### INPUT RECORDS
********

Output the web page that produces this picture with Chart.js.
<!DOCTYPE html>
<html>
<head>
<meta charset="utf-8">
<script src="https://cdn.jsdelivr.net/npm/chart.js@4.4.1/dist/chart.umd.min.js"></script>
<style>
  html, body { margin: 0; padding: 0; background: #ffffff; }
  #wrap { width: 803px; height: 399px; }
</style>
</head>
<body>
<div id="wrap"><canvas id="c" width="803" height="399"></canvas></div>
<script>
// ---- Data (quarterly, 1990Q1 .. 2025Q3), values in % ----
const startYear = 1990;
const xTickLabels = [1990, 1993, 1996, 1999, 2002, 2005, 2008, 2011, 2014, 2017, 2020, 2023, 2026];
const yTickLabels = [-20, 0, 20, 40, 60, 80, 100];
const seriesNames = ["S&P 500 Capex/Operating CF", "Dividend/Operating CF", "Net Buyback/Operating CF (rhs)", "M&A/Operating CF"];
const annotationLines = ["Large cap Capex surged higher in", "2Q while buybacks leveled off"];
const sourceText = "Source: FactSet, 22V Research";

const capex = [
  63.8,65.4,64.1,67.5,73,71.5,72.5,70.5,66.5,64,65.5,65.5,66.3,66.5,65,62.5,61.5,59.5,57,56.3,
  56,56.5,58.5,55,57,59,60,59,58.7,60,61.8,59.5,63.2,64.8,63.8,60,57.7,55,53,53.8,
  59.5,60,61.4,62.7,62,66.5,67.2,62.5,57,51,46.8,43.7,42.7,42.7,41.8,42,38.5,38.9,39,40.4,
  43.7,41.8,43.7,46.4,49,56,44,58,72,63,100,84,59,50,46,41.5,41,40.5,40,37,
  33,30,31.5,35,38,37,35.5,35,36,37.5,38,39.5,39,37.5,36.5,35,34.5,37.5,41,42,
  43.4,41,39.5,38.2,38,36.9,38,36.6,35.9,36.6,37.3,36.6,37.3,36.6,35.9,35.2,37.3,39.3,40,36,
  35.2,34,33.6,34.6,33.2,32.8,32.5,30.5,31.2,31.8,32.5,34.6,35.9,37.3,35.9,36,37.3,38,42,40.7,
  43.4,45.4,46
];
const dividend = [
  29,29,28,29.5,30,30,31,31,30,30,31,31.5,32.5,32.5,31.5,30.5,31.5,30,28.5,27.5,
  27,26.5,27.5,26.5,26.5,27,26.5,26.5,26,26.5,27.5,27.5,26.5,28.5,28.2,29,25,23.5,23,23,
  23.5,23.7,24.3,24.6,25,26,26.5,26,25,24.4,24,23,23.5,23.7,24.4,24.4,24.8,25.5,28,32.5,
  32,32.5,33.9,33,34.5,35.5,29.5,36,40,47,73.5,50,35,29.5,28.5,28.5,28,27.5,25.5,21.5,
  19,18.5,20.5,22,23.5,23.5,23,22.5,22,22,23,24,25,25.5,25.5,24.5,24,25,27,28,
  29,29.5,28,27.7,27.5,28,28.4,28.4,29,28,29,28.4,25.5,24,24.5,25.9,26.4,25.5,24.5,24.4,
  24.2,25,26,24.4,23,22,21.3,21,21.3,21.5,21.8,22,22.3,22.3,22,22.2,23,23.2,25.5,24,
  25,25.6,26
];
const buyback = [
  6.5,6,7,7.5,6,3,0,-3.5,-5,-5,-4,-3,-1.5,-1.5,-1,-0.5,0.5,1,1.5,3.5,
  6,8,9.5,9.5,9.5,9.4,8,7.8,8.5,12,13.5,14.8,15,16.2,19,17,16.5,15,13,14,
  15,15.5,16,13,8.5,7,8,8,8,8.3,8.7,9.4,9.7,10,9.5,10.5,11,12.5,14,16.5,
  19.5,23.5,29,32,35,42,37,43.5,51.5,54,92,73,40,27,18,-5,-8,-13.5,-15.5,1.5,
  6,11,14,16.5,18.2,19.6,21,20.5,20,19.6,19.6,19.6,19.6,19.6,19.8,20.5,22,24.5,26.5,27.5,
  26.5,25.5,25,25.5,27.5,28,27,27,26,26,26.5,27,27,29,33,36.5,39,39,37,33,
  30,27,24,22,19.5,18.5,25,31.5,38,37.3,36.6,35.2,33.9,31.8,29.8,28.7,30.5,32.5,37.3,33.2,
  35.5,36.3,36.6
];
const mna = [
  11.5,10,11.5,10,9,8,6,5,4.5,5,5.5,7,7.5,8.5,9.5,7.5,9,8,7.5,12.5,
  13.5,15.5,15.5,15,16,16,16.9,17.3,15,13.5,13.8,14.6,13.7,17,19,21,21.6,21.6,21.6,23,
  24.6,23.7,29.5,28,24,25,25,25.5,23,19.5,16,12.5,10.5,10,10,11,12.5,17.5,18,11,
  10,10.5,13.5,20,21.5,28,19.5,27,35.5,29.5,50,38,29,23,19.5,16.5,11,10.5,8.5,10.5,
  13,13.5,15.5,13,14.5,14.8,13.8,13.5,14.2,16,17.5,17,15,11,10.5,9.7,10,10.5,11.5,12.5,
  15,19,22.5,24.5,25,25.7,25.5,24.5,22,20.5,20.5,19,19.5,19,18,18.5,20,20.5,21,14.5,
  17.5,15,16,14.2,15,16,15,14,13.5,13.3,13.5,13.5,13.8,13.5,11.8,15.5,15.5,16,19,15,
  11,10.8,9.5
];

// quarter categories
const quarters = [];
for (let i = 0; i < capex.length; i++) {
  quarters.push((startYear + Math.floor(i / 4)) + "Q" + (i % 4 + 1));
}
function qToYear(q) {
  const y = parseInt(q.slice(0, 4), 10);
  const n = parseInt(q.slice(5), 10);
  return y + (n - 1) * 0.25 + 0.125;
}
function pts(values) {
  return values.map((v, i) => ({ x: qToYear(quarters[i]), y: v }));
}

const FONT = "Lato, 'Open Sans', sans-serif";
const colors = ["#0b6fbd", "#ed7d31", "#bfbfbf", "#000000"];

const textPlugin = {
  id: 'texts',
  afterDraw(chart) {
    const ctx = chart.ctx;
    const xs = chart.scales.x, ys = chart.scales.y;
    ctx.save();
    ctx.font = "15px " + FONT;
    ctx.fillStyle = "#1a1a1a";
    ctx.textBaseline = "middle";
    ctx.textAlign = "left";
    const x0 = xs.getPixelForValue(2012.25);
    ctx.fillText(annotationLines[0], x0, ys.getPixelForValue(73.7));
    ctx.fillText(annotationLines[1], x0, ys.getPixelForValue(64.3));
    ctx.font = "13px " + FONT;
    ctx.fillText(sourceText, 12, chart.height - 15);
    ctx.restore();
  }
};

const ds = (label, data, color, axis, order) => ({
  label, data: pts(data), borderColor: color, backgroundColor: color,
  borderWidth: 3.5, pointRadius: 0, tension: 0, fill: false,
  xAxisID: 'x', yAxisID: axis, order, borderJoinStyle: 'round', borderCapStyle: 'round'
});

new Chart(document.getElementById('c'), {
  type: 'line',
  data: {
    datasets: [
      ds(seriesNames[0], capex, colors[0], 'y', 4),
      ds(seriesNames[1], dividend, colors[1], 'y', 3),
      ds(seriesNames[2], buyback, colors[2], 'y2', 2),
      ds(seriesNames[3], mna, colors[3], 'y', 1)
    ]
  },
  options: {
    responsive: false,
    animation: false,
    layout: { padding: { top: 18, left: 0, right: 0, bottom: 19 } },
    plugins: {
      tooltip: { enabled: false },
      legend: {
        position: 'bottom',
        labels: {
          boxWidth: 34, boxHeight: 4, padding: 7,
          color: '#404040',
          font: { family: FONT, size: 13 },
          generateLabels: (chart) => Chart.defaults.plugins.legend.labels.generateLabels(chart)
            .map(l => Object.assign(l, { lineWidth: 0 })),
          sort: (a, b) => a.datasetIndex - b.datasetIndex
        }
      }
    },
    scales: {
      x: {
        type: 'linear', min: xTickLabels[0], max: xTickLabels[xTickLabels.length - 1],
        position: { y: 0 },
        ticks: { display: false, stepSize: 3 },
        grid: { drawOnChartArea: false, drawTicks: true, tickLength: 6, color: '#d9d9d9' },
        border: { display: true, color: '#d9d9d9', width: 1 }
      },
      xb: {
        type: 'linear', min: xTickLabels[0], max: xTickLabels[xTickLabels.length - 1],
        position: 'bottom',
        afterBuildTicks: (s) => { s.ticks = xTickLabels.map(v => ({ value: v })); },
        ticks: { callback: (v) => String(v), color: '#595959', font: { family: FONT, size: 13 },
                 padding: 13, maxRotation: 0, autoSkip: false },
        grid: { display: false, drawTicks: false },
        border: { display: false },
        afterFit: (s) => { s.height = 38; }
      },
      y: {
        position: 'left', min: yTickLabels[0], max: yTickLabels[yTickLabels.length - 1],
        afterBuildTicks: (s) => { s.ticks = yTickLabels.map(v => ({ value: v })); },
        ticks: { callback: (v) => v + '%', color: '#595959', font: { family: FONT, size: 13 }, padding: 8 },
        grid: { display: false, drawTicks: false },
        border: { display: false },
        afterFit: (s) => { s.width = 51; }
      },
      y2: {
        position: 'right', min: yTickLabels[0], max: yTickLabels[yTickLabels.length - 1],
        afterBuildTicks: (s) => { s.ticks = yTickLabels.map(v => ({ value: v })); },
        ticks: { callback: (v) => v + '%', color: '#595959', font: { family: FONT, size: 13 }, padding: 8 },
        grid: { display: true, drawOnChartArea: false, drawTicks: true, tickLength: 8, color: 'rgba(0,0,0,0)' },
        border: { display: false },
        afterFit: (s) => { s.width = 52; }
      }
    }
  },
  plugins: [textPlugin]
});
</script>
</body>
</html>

********

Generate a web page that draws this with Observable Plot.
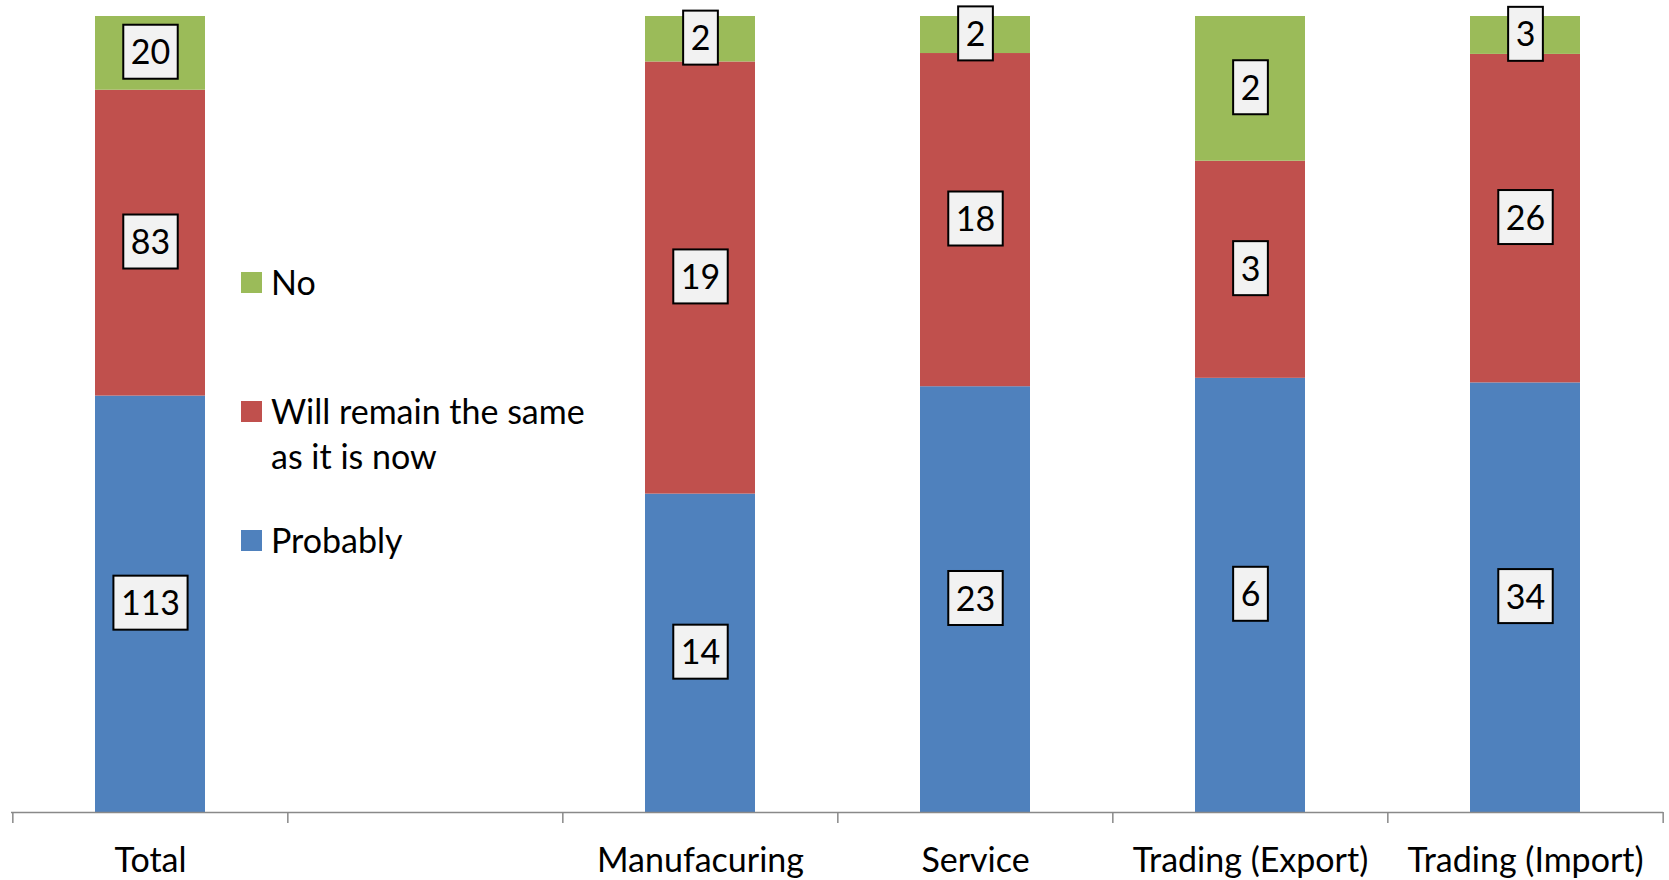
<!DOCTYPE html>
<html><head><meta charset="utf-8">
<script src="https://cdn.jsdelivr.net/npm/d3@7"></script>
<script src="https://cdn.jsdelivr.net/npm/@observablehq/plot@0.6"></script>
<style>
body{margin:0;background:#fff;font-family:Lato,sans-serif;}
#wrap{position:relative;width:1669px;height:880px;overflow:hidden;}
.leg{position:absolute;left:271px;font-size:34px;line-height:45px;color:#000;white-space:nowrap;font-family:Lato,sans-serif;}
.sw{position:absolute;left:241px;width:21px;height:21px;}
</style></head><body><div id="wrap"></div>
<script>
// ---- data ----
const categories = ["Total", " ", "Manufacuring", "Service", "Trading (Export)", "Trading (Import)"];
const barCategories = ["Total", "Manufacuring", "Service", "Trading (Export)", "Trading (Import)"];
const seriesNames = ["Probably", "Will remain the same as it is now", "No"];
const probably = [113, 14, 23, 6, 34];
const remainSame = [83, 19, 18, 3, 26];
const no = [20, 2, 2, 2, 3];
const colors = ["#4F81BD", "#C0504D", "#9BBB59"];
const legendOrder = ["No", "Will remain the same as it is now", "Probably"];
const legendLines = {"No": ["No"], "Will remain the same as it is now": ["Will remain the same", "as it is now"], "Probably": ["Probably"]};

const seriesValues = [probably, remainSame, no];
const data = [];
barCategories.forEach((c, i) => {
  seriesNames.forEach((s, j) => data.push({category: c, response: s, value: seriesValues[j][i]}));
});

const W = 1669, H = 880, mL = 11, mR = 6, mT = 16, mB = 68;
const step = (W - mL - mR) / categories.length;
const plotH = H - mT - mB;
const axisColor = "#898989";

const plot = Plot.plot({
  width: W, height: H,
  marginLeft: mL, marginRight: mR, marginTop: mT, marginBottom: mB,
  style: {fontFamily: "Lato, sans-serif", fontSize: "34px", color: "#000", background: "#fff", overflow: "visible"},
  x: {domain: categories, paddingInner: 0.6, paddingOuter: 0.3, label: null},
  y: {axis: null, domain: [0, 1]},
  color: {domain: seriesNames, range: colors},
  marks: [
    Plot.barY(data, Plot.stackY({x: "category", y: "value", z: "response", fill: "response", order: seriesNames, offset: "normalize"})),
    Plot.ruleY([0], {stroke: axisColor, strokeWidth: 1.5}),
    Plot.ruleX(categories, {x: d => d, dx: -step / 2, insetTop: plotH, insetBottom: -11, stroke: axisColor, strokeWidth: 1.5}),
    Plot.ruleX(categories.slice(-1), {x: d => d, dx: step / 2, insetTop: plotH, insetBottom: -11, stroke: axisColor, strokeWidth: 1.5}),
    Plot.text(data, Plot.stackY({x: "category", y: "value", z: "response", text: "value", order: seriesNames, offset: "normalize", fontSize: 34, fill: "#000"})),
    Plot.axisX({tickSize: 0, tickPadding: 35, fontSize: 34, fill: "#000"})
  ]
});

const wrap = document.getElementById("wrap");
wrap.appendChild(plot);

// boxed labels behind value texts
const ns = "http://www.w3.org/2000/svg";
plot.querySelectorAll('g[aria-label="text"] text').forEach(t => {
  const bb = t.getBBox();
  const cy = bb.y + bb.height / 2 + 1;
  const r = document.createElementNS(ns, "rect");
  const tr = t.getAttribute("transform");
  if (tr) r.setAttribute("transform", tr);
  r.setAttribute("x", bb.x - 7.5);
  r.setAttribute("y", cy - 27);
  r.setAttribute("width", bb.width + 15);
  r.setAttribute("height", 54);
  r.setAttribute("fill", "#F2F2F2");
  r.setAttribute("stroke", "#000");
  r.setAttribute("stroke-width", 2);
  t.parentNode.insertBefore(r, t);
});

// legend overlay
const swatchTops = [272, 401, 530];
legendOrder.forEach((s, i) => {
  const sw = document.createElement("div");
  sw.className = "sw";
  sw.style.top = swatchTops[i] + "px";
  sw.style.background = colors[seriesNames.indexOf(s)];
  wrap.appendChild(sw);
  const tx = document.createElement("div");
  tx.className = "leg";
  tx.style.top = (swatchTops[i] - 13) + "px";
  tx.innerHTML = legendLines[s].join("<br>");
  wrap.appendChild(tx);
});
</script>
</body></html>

********

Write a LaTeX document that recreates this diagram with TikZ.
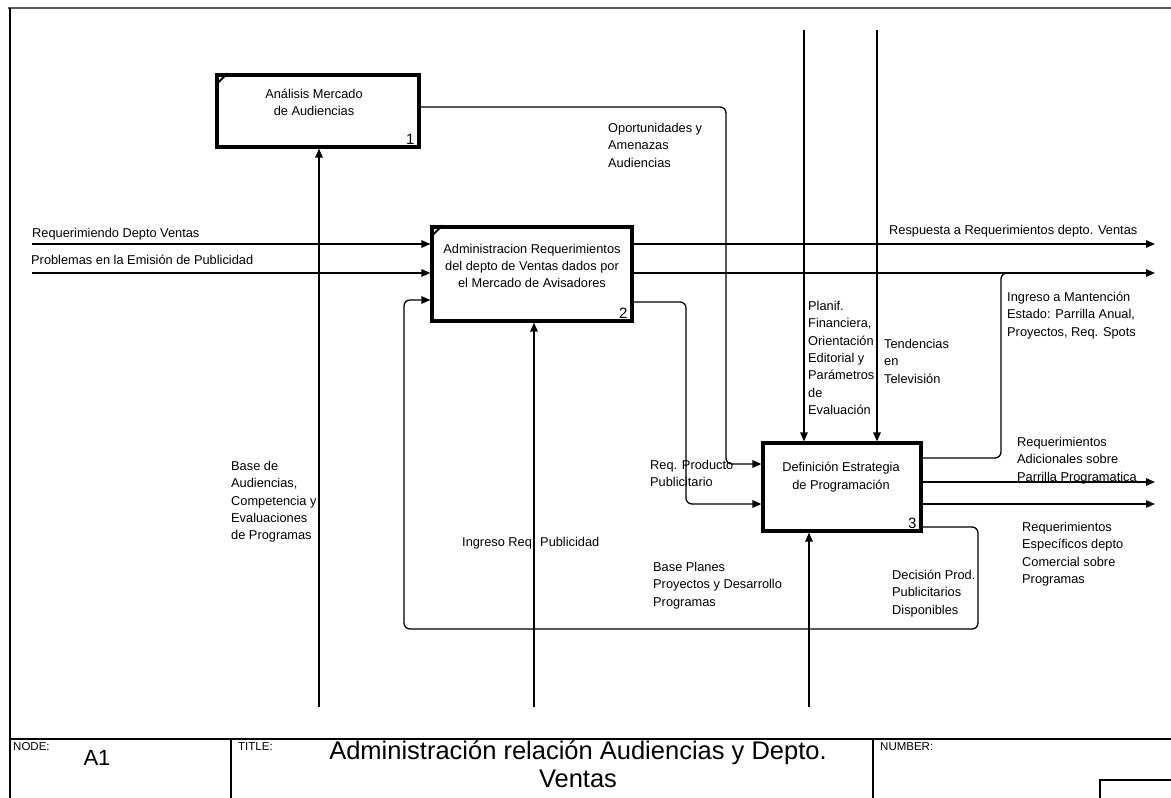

********

### AIM OF THE TASK
Review the material and copy each line in which the word "that" appears.

### WRITTEN RESPONSE
Output the web page that produces this picture with Chart.js.
Generate a web page that draws this with Observable Plot.
Write a LaTeX document that recreates this diagram with TikZ.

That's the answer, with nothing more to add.